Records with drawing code
>>
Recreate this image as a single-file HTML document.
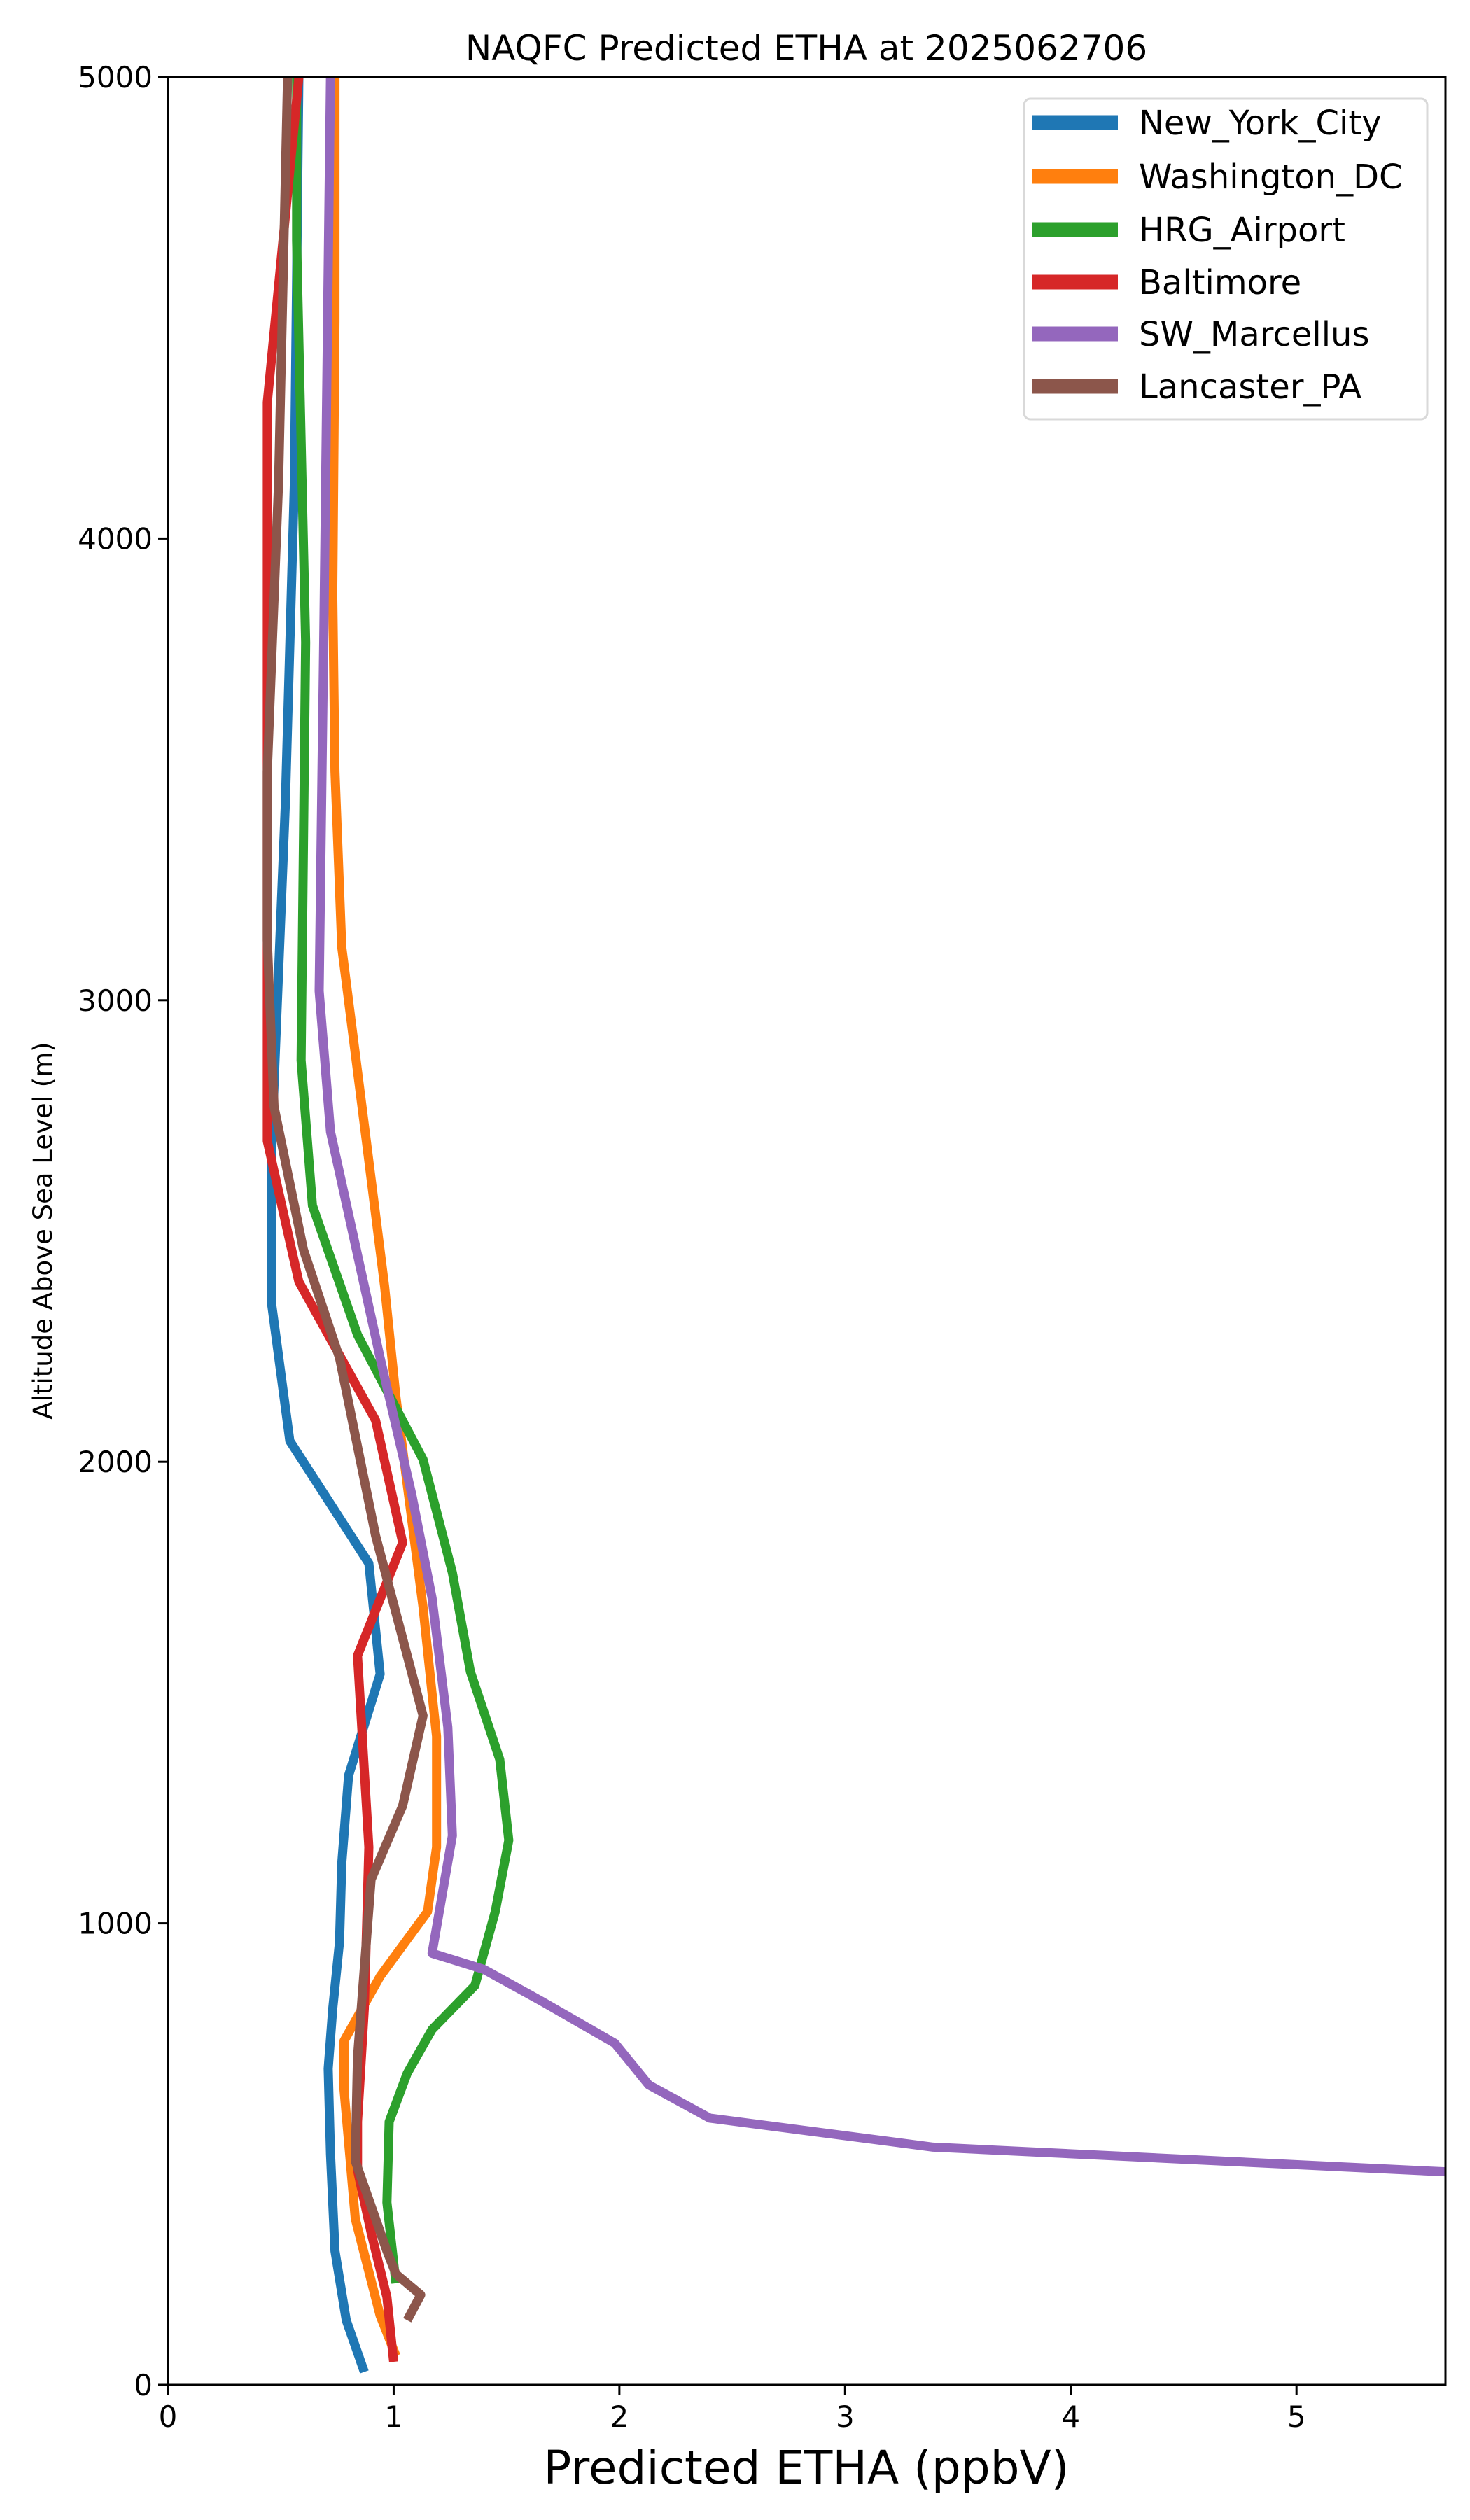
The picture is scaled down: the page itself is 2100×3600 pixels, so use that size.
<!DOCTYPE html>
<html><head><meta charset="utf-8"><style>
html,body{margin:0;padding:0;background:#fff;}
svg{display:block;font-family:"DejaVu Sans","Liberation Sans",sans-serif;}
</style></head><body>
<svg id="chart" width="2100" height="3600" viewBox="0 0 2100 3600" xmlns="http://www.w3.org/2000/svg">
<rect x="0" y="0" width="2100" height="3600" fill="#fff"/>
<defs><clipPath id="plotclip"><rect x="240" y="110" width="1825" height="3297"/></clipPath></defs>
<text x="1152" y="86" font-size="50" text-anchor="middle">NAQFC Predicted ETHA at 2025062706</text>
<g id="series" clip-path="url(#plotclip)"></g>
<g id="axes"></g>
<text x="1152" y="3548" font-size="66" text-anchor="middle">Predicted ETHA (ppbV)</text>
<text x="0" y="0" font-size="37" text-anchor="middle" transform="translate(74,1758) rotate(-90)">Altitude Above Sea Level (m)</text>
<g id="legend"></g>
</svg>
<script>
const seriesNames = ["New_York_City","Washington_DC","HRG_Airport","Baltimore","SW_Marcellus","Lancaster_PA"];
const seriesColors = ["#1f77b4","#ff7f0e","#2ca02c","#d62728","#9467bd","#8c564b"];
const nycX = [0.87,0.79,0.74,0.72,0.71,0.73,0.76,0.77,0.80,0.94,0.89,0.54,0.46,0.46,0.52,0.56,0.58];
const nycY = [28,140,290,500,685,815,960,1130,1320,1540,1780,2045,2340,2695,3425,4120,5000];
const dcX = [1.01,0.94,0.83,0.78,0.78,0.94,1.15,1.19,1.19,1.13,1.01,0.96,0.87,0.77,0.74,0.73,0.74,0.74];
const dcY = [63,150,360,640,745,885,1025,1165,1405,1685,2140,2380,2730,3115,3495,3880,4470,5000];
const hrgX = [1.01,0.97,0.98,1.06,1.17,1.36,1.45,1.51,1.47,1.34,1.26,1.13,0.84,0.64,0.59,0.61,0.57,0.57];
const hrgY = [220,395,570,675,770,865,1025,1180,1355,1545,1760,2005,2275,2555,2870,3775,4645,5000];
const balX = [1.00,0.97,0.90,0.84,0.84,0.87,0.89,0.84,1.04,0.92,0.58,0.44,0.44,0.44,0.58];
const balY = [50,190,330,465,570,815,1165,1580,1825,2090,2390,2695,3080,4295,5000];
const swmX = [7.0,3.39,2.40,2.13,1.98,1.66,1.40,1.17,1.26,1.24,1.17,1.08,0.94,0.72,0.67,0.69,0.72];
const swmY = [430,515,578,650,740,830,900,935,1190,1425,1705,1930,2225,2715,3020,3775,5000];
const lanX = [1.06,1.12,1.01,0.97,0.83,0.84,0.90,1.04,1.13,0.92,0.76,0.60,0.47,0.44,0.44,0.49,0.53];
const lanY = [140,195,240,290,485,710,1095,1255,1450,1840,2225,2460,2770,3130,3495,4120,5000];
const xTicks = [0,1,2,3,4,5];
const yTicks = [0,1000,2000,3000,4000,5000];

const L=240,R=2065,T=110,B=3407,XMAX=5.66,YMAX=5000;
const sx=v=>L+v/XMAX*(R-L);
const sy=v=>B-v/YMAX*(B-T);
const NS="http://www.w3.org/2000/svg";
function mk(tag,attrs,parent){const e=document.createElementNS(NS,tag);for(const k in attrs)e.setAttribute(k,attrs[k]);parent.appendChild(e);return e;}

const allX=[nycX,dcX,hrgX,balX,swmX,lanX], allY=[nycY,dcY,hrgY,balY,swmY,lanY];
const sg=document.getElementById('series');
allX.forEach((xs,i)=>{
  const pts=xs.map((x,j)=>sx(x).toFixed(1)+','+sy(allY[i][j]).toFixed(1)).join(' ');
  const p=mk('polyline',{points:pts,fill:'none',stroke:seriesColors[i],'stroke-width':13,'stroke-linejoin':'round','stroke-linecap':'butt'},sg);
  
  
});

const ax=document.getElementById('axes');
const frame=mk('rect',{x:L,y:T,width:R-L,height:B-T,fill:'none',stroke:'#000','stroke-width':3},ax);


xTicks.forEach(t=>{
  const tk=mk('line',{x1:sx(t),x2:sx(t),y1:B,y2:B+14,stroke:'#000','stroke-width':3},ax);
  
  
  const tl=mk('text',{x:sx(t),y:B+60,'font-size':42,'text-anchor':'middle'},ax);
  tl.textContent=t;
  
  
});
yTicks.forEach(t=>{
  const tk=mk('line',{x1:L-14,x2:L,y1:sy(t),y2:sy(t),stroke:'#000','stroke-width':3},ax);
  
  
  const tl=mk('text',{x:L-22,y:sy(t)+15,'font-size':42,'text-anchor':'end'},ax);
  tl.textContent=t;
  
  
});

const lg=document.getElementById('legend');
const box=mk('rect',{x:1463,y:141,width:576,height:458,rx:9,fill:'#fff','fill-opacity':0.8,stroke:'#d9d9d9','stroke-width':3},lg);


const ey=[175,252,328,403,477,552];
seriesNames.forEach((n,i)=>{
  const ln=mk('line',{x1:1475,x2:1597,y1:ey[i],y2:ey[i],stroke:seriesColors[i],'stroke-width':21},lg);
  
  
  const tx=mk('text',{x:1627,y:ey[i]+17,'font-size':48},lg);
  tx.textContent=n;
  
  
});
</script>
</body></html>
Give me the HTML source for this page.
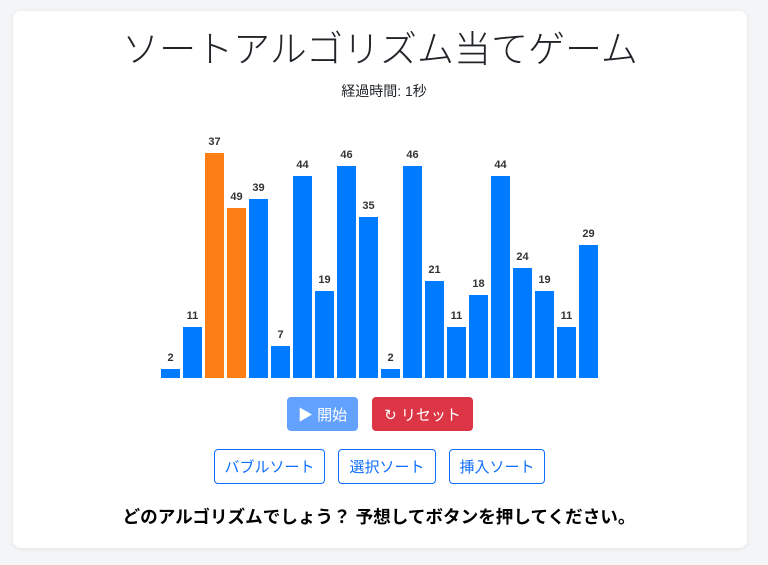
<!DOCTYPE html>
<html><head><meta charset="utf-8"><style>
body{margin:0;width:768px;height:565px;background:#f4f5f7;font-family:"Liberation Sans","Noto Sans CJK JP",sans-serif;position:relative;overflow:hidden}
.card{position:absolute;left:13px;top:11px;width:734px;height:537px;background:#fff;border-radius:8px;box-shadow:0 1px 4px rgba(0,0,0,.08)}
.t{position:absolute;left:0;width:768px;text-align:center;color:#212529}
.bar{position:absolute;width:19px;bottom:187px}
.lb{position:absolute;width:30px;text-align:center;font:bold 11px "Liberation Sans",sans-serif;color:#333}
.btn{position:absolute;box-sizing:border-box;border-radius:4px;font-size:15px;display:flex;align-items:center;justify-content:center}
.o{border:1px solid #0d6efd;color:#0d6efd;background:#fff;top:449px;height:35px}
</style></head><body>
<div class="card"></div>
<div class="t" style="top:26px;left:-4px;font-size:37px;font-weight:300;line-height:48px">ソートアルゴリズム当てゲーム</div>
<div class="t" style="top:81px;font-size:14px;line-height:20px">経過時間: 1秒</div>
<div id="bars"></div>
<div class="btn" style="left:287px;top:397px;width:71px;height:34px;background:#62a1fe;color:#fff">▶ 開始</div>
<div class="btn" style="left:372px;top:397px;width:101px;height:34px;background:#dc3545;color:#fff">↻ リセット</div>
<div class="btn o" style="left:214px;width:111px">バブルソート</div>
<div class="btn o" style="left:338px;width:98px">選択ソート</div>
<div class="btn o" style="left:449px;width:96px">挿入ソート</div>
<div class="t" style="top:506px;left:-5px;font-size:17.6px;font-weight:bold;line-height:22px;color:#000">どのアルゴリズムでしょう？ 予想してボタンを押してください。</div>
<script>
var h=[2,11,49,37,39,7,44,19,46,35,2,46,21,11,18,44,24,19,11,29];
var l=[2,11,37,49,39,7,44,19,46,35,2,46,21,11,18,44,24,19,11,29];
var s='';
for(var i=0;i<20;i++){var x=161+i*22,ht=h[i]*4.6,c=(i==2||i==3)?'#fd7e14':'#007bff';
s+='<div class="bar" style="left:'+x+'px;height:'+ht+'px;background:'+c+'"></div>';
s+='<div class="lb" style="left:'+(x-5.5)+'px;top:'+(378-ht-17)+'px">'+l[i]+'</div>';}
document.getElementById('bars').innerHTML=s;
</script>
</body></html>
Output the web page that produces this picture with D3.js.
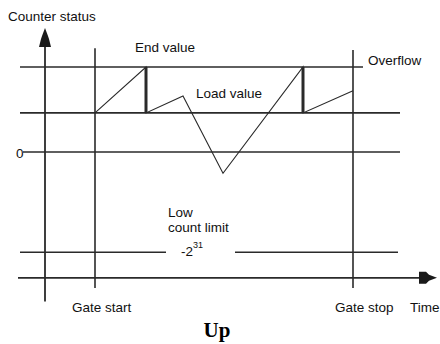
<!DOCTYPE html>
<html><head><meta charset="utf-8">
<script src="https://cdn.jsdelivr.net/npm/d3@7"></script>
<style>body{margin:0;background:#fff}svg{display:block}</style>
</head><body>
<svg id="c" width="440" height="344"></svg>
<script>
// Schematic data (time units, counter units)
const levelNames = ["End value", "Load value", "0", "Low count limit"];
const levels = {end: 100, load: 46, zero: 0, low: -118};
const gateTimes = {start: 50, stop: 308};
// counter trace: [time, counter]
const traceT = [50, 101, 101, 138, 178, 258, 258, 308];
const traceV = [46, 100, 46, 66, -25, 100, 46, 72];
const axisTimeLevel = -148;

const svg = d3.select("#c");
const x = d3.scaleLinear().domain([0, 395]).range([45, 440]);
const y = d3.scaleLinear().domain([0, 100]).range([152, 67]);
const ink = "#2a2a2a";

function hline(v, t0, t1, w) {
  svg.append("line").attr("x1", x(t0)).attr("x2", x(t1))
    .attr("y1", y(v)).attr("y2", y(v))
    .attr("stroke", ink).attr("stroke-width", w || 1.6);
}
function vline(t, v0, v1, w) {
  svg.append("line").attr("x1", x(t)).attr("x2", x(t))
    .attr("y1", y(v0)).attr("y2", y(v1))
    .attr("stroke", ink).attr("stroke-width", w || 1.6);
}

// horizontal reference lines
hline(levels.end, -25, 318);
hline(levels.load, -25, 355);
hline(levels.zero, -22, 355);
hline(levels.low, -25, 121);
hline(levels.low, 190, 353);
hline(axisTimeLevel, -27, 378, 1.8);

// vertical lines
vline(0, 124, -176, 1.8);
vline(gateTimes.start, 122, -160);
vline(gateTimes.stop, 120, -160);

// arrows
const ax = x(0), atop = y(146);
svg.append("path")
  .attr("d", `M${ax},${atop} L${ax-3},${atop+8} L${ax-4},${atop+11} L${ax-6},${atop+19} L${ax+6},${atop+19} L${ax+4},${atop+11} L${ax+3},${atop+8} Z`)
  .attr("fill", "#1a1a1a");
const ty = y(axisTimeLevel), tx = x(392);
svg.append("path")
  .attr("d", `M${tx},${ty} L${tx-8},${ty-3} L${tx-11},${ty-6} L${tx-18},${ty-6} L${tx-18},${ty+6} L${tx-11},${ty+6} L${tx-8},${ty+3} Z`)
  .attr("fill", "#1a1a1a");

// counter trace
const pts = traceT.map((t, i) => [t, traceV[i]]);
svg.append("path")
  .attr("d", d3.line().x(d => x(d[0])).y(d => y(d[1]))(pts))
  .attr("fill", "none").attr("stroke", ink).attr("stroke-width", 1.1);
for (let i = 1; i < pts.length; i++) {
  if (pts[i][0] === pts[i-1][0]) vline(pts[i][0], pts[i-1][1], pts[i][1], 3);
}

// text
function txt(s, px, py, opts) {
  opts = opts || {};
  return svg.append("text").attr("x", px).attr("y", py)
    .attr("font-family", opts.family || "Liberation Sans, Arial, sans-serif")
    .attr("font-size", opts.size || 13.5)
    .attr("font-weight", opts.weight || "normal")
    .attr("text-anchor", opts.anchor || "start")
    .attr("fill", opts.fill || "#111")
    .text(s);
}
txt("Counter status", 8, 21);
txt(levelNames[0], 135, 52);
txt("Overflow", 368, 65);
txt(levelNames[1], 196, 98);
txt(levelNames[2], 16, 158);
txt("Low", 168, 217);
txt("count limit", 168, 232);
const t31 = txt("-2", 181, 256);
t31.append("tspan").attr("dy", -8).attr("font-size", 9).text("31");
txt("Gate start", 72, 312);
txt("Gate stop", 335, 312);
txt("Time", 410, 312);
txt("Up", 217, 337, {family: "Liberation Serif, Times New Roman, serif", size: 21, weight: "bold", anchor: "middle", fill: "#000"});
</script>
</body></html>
<<
CHALLENGE -> Reproduce exactly the lines above starting at the line containing "Output the web" and ending at the line containing "vline(gateTimes.stop, 120, -160);", including both, but not the pictures.

RESPONSE TO THE EXERCISE ->
Output the web page that produces this picture with D3.js.
<!DOCTYPE html>
<html><head><meta charset="utf-8">
<script src="https://cdn.jsdelivr.net/npm/d3@7"></script>
<style>body{margin:0;background:#fff}svg{display:block}</style>
</head><body>
<svg id="c" width="440" height="344"></svg>
<script>
// Schematic data (time units, counter units)
const levelNames = ["End value", "Load value", "0", "Low count limit"];
const levels = {end: 100, load: 46, zero: 0, low: -118};
const gateTimes = {start: 50, stop: 308};
// counter trace: [time, counter]
const traceT = [50, 101, 101, 138, 178, 258, 258, 308];
const traceV = [46, 100, 46, 66, -25, 100, 46, 72];
const axisTimeLevel = -148;

const svg = d3.select("#c");
const x = d3.scaleLinear().domain([0, 395]).range([45, 440]);
const y = d3.scaleLinear().domain([0, 100]).range([152, 67]);
const ink = "#2a2a2a";

function hline(v, t0, t1, w) {
  svg.append("line").attr("x1", x(t0)).attr("x2", x(t1))
    .attr("y1", y(v)).attr("y2", y(v))
    .attr("stroke", ink).attr("stroke-width", w || 1.6);
}
function vline(t, v0, v1, w) {
  svg.append("line").attr("x1", x(t)).attr("x2", x(t))
    .attr("y1", y(v0)).attr("y2", y(v1))
    .attr("stroke", ink).attr("stroke-width", w || 1.6);
}

// horizontal reference lines
hline(levels.end, -25, 318);
hline(levels.load, -25, 355);
hline(levels.zero, -22, 355);
hline(levels.low, -25, 121);
hline(levels.low, 190, 353);
hline(axisTimeLevel, -27, 378, 1.8);

// vertical lines
vline(0, 124, -176, 1.8);
vline(gateTimes.start, 122, -160);
vline(gateTimes.stop, 120, -160);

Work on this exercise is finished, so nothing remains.